The whole process of punching may be straightforward. However, a successful punching can be difficult to achieve if some of the required elements are not optimised for the said process. And so, fabricators that maximise punching should know the basic principles to achieve satisfactory results. Knowing these principles can also help the fabricators become more productive and efficient in the long run.
Some of the principles that you should know to achieve successful punching are the following:
The basic tooling design for punching is comprised of four components: punch, stripper, die, and toolholder system. Knowing the features and functions of these components is pivotal to the success or failure of the punching process.
During the punching process, the punch must deal with both compressive and tensile forces. In some instances, these forces can cause damage to the workpiece and other tools. And so, the materials used for the whole punching process must be made from high-quality tool steels to effectively withstand chipping, cracking, and edge wear. A small back taper can also be used to reduce the pressure on the punch flank once the punch retracts.

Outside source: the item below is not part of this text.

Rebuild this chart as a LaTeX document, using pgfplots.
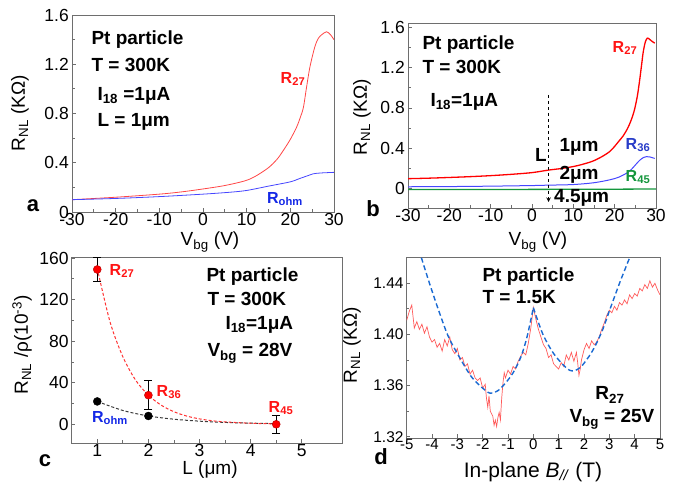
\documentclass[border=0pt]{standalone}
\usepackage{pgfplots}
\pgfplotsset{compat=1.18}
\usepackage{fontspec}
\setmainfont{Liberation Sans}
\definecolor{cRed}{RGB}{255,20,20}
\definecolor{cRedL}{RGB}{255,70,70}
\definecolor{cBlue}{RGB}{70,70,255}
\definecolor{cBlueT}{RGB}{20,40,230}
\definecolor{cBlueB}{RGB}{40,60,200}
\definecolor{cGreen}{RGB}{20,150,60}
\definecolor{cRedC}{RGB}{255,50,50}
\definecolor{cGrayC}{RGB}{60,60,60}
\definecolor{cRedD}{RGB}{255,90,90}
\definecolor{cBlueD}{RGB}{25,105,210}
\definecolor{axgray}{RGB}{110,110,110}
\pgfplotsset{myax/.style={scale only axis, anchor=south west,
  axis line style={draw=axgray, line width=0.8pt},
  tick style={draw=axgray, line width=0.8pt},
  tick align=inside, xtick pos=left, ytick pos=left,
  major tick length=3.5pt, minor tick length=2.5pt,
  tick label style={font=\fontsize{17.5}{17.5}\selectfont},
  /pgf/number format/assume math mode=true,
  xticklabel style={inner sep=1pt},
  yticklabel style={inner sep=1pt, xshift=-2pt}}}
\newcommand{\ann}{\bfseries\fontsize{19}{20}\selectfont}
\newcommand{\lab}{\bfseries\fontsize{16}{17}\selectfont}
\newcommand{\axl}{\fontsize{19}{19}\selectfont}
\newcommand{\pl}{\bfseries\fontsize{22}{22}\selectfont}
\begin{document}
\begin{tikzpicture}
\useasboundingbox (0pt,0pt) rectangle (689pt,487pt);
% ---------------- panel a
\begin{axis}[myax, at={(72pt,275pt)}, width=262pt, height=197pt,
  xmin=-30, xmax=30, ymin=0, ymax=1.6,
  xtick={-30,-20,-10,0,10,20,30}, xticklabels={-30,-20,-10,0,10,20,30},
  ytick={0,0.4,0.8,1.2,1.6}, yticklabels={0,0.4,0.8,1.2,1.6},
  minor x tick num=1, minor y tick num=1]
\addplot[cRedL, line width=0.8pt, smooth] coordinates {(-30,0.100)(-20,0.120)(-10,0.145)(-5,0.163)(0,0.187)(5,0.215)(9.6,0.253)(12,0.290)(15,0.360)(17,0.430)(18.4,0.500)(20,0.590)(21.45,0.690)(22.3,0.770)(23,0.850)(23.7,1.010)(24.5,1.180)(25.6,1.340)(26.4,1.410)(27.2,1.440)(28.3,1.464)(29.2,1.440)(29.8,1.410)(30,1.400)};
\addplot[cBlue, line width=0.8pt, smooth] coordinates {(-30,0.100)(-20,0.110)(-10,0.125)(0,0.145)(6,0.160)(10,0.175)(15,0.210)(20,0.245)(22,0.270)(24,0.295)(25.2,0.310)(27,0.317)(30,0.322)};
\end{axis}
\node[font=\pl] at (33pt,281pt) {a};
\node[font=\axl] at (210pt,245pt) {V\textsubscript{bg} (V)};
\node[font=\axl, rotate=90] at (20pt,374pt) {R\textsubscript{NL} (KΩ)};
\node[font=\ann, anchor=west] at (88pt,447pt) {Pt particle};
\node[font=\ann, anchor=west] at (88pt,422pt) {T = 300K};
\node[font=\ann, anchor=west] at (94pt,391pt) {I\textsubscript{18} =1μA};
\node[font=\ann, anchor=west] at (94pt,365pt) {L = 1μm};
\node[font=\lab, text=cRed] at (293pt,408pt) {R\textsubscript{27}};
\node[font=\lab, text=cBlueT] at (285pt,288pt) {R\textsubscript{ohm}};
% ---------------- panel b
\begin{axis}[myax, at={(408pt,279pt)}, width=248pt, height=185pt,
  xmin=-30, xmax=30, ymin=-0.19, ymax=1.64,
  xtick={-30,-20,-10,0,10,20,30}, xticklabels={-30,-20,-10,0,10,20,30},
  ytick={0,0.4,0.8,1.2,1.6}, yticklabels={0,0.4,0.8,1.2,1.6},
  minor x tick num=1, minor y tick num=1]
\addplot[cGreen, line width=1.3pt] coordinates {(-30,-0.008)(0,-0.006)(20,-0.004)(30,-0.002)};
\addplot[cBlue, line width=1pt, smooth] coordinates {(-30,0.020)(-20,0.022)(-10,0.026)(0,0.032)(4,0.036)(10,0.042)(15,0.060)(18.85,0.089)(21,0.115)(22.9,0.155)(24,0.190)(25,0.235)(26,0.280)(27,0.310)(27.7,0.318)(28.5,0.315)(29.7,0.300)};
\addplot[red, line width=1.3pt, smooth] coordinates {(-30,0.100)(-25,0.105)(-20,0.112)(-15,0.120)(-10,0.130)(-5,0.143)(0,0.160)(4,0.185)(7,0.200)(10,0.220)(12.5,0.245)(14.8,0.275)(17,0.320)(18.85,0.370)(20,0.420)(21,0.470)(22,0.520)(22.9,0.580)(23.5,0.630)(24,0.680)(24.5,0.740)(24.9,0.800)(25.5,0.920)(26,1.060)(26.5,1.220)(26.9,1.350)(27.4,1.450)(27.9,1.490)(28.4,1.480)(29,1.460)(29.7,1.440)};
\addplot[black, dashed, line width=1pt, -stealth] coordinates {(4,0.93)(4,-0.13)};
\end{axis}
\node[font=\pl] at (373pt,278pt) {b};
\node[font=\axl] at (538pt,245pt) {V\textsubscript{bg} (V)};
\node[font=\axl, rotate=90] at (362pt,370pt) {R\textsubscript{NL} (KΩ)};
\node[font=\ann, anchor=west] at (419pt,442pt) {Pt particle};
\node[font=\ann, anchor=west] at (419pt,420pt) {T = 300K};
\node[font=\ann, anchor=west] at (427pt,385pt) {I\textsubscript{18}=1μA};
\node[font=\lab, text=cRed] at (625pt,439pt) {R\textsubscript{27}};
\node[font=\lab, text=cBlueB] at (638pt,342pt) {R\textsubscript{36}};
\node[font=\lab, text=cGreen] at (638pt,310pt) {R\textsubscript{45}};
\node[font=\ann] at (541pt,332pt) {L};
\node[font=\ann, anchor=west] at (556pt,340pt) {1μm};
\node[font=\ann, anchor=west] at (556pt,312pt) {2μm};
\node[font=\ann, anchor=west, inner sep=1pt] at (553pt,289pt) {4.5μm};
% ---------------- panel c
\begin{axis}[myax, at={(71.7pt,44pt)}, width=271pt, height=186pt,
  xmin=0.5, xmax=5.8, ymin=-18, ymax=161,
  xtick={1,2,3,4,5}, xticklabels={1,2,3,4,5},
  ytick={0,40,80,120,160}, yticklabels={0,40,80,120,160},
  minor x tick num=1, minor y tick num=1]
\addplot[cGrayC, densely dashed, line width=1pt, smooth] coordinates {(1,22)(1.5,13.3)(2,8)(2.5,4.9)(3,3.0)(3.5,1.8)(4,1.1)(4.5,0.66)};
\addplot[cRedC, densely dashed, line width=1pt, smooth] coordinates {(1,150)(1.25,98.5)(1.5,65)(1.75,42.5)(2,28)(2.25,18.4)(2.5,12.1)(2.75,7.9)(3,5.2)(3.25,3.4)(3.5,2.3)(4,1.0)(4.5,0.4)};
\addplot[only marks, mark=*, mark size=4pt, black] coordinates {(1,22)(2,8)};
\addplot[only marks, mark=*, mark size=4pt, red, mark options={fill=red, draw=red!70!black},
  error bars/.cd, y dir=both, y explicit,
  error bar style={black, line width=0.8pt},
  error mark options={rotate=90, mark size=4pt, black, line width=0.8pt}]
  coordinates {(1,149) +- (0,11.5) (2,28) +- (0,14) (4.5,0) +- (0,8.5)};
\end{axis}
\node[font=\pl] at (45pt,26pt) {c};
\node[font=\axl] at (210pt,17pt) {L (μm)};
\node[font=\axl, rotate=90] at (22pt,142pt) {R\textsubscript{NL} /ρ(10\textsuperscript{-3})};
\node[font=\ann, anchor=west] at (203pt,210pt) {Pt particle};
\node[font=\ann, anchor=west] at (204pt,188pt) {T = 300K};
\node[font=\ann, anchor=west] at (222pt,162pt) {I\textsubscript{18}=1μA};
\node[font=\ann, anchor=west] at (204pt,134pt) {V\textsubscript{bg} = 28V};
\node[font=\lab, text=cRed] at (122pt,216pt) {R\textsubscript{27}};
\node[font=\lab, text=cRed] at (169pt,95pt) {R\textsubscript{36}};
\node[font=\lab, text=cRed] at (281pt,79pt) {R\textsubscript{45}};
\node[font=\lab, text=cBlueT] at (110pt,69pt) {R\textsubscript{ohm}};
% ---------------- panel d
\begin{axis}[myax, at={(406.7pt,49pt)}, width=253.3pt, height=181pt,
  xmin=-5, xmax=5, ymin=1.319, ymax=1.4606,
  xtick={-5,-4,-3,-2,-1,0,1,2,3,4,5}, xticklabels={-5,-4,-3,-2,-1,0,1,2,3,4,5},
  ytick={1.32,1.36,1.40,1.44}, yticklabels={1.32,1.36,1.40,1.44},
  minor y tick num=1,
  xticklabel style={font=\fontsize{15}{15}\selectfont},
  yticklabel style={font=\fontsize{15.5}{15.5}\selectfont}]
\addplot[cRedD, line width=0.7pt] coordinates {(-5.0,1.411)(-4.9,1.418)(-4.8,1.423)(-4.7,1.405)(-4.6,1.410)(-4.5,1.404)(-4.4,1.408)(-4.3,1.401)(-4.2,1.406)(-4.1,1.398)(-4.0,1.394)(-3.9,1.396)(-3.8,1.390)(-3.7,1.393)(-3.6,1.387)(-3.5,1.396)(-3.4,1.391)(-3.3,1.398)(-3.2,1.388)(-3.1,1.385)(-3.0,1.389)(-2.9,1.380)(-2.8,1.382)(-2.7,1.375)(-2.6,1.377)(-2.5,1.369)(-2.4,1.372)(-2.3,1.366)(-2.2,1.364)(-2.1,1.366)(-2.0,1.358)(-1.9,1.361)(-1.85,1.350)(-1.8,1.343)(-1.75,1.352)(-1.7,1.340)(-1.6,1.336)(-1.55,1.329)(-1.5,1.333)(-1.45,1.328)(-1.4,1.335)(-1.35,1.339)(-1.3,1.333)(-1.25,1.350)(-1.2,1.362)(-1.15,1.370)(-1.1,1.366)(-1.0,1.372)(-0.9,1.369)(-0.8,1.375)(-0.7,1.373)(-0.6,1.379)(-0.5,1.383)(-0.4,1.386)(-0.3,1.384)(-0.2,1.393)(-0.1,1.405)(0.0,1.421)(0.1,1.412)(0.2,1.404)(0.3,1.398)(0.4,1.392)(0.5,1.389)(0.6,1.382)(0.7,1.384)(0.8,1.377)(0.9,1.375)(1.0,1.373)(1.1,1.378)(1.2,1.375)(1.3,1.384)(1.4,1.380)(1.5,1.386)(1.6,1.379)(1.7,1.386)(1.75,1.378)(1.8,1.368)(1.85,1.373)(1.9,1.380)(2.0,1.388)(2.1,1.393)(2.2,1.389)(2.3,1.395)(2.4,1.392)(2.5,1.394)(2.6,1.398)(2.7,1.404)(2.8,1.409)(2.9,1.415)(3.0,1.419)(3.1,1.417)(3.2,1.422)(3.3,1.419)(3.4,1.425)(3.5,1.423)(3.6,1.427)(3.7,1.424)(3.8,1.431)(3.9,1.428)(4.0,1.432)(4.1,1.430)(4.2,1.436)(4.3,1.434)(4.4,1.439)(4.5,1.436)(4.6,1.442)(4.7,1.437)(4.8,1.440)(4.9,1.435)(5.0,1.431)};
\addplot[cBlueD, line width=1.4pt, dash pattern=on 5pt off 3pt, smooth] coordinates {(-4.42,1.46)(-4.1,1.44)(-3.76,1.42)(-3.37,1.399)(-2.97,1.384)(-2.45,1.367)(-2.0,1.358)(-1.7,1.354)(-1.4,1.356)(-1.1,1.362)(-0.8,1.370)(-0.5,1.382)(-0.25,1.398)(0,1.421)};
\addplot[cBlueD, line width=1.4pt, dash pattern=on 5pt off 3pt, smooth] coordinates {(0,1.421)(0.38,1.40)(0.84,1.384)(1.43,1.372)(1.84,1.374)(2.3,1.386)(2.7,1.402)(3.03,1.42)(3.42,1.441)(3.8,1.46)};
\end{axis}
\node[font=\pl] at (381pt,30pt) {d};
\node[font=\fontsize{21}{21}\selectfont] at (533pt,15pt) {In-plane \textit{B}\textsubscript{\textit{//}} (T)};
\node[font=\axl, rotate=90] at (352pt,142pt) {R\textsubscript{NL} (KΩ)};
\node[font=\ann, anchor=west] at (479pt,210pt) {Pt particle};
\node[font=\ann, anchor=west] at (479pt,190pt) {T = 1.5K};
\node[font=\ann] at (610pt,92pt) {R\textsubscript{27}};
\node[font=\ann, anchor=west] at (566pt,68pt) {V\textsubscript{bg} = 25V};
\end{tikzpicture}
\end{document}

The stripper, on the other hand, must be able to hold the workpiece against the die as the punch performs its function. It should also hold the punch tip rigid so that the punching process can commence properly. Die is likewise crucial to a successful punching. Once it is precisely aligned with the punch, then one can expect a great punching process. Ultimately, the toolholder system intends to perform various functions. It supports the punch tip to the centre of the die while laying the workpiece flat against the top surface of the die. It also provides the interface between the punch press machine and the punch, as long as it is in great and pristine condition and is used optimally.
Another principle that must be considered to achieve a successful punching is the die clearance. Knowing the basic tooling design is essential so that the fabricator will know the importance of each part. Knowing the correct die clearance, on the other hand, can significantly contribute to the success of punching.
A clearance that is too large can cause huge burrs and poor part quality. Too tight clearance, alternatively, can cause poor edge quality, reduce tool longevity, and lead to more replacement for tool components. An optimal die clearance can hugely improve both the edge quality and tool service life. It can also reduce the cost per hit and improve overall regrind interval.
Understanding the punching process can help in achieving the correct die clearance. A lot of punch press tooling has a crystalline structure with a fracture plane or a line of weakness. This crystalline structure helps identify the correct and accurate angle of the said plane. If the die has a correct clearance, then both the upper and lower fractures will instantly connect. This connection subsequently lets go of the slug, releases the punching force, and eradicates the slug effectively.
Inspecting the slug can determine the efficiency of the whole punching operation. It can specifically assess if the clearance is suitable for the application or not.
The burnished land is a shiny or polished surface that is generated when the punch penetrates the material. If the clearance is correct, the burnished land will be around one-third of the material thickness. Additionally, a correct clearance and proper machine alignment can result in a consistent burnished land and fracture plane around the periphery of the slug. An uneven burnished land, alternatively, means that the tool is misaligned. A rough burnished land likewise means that the die clearance is tight.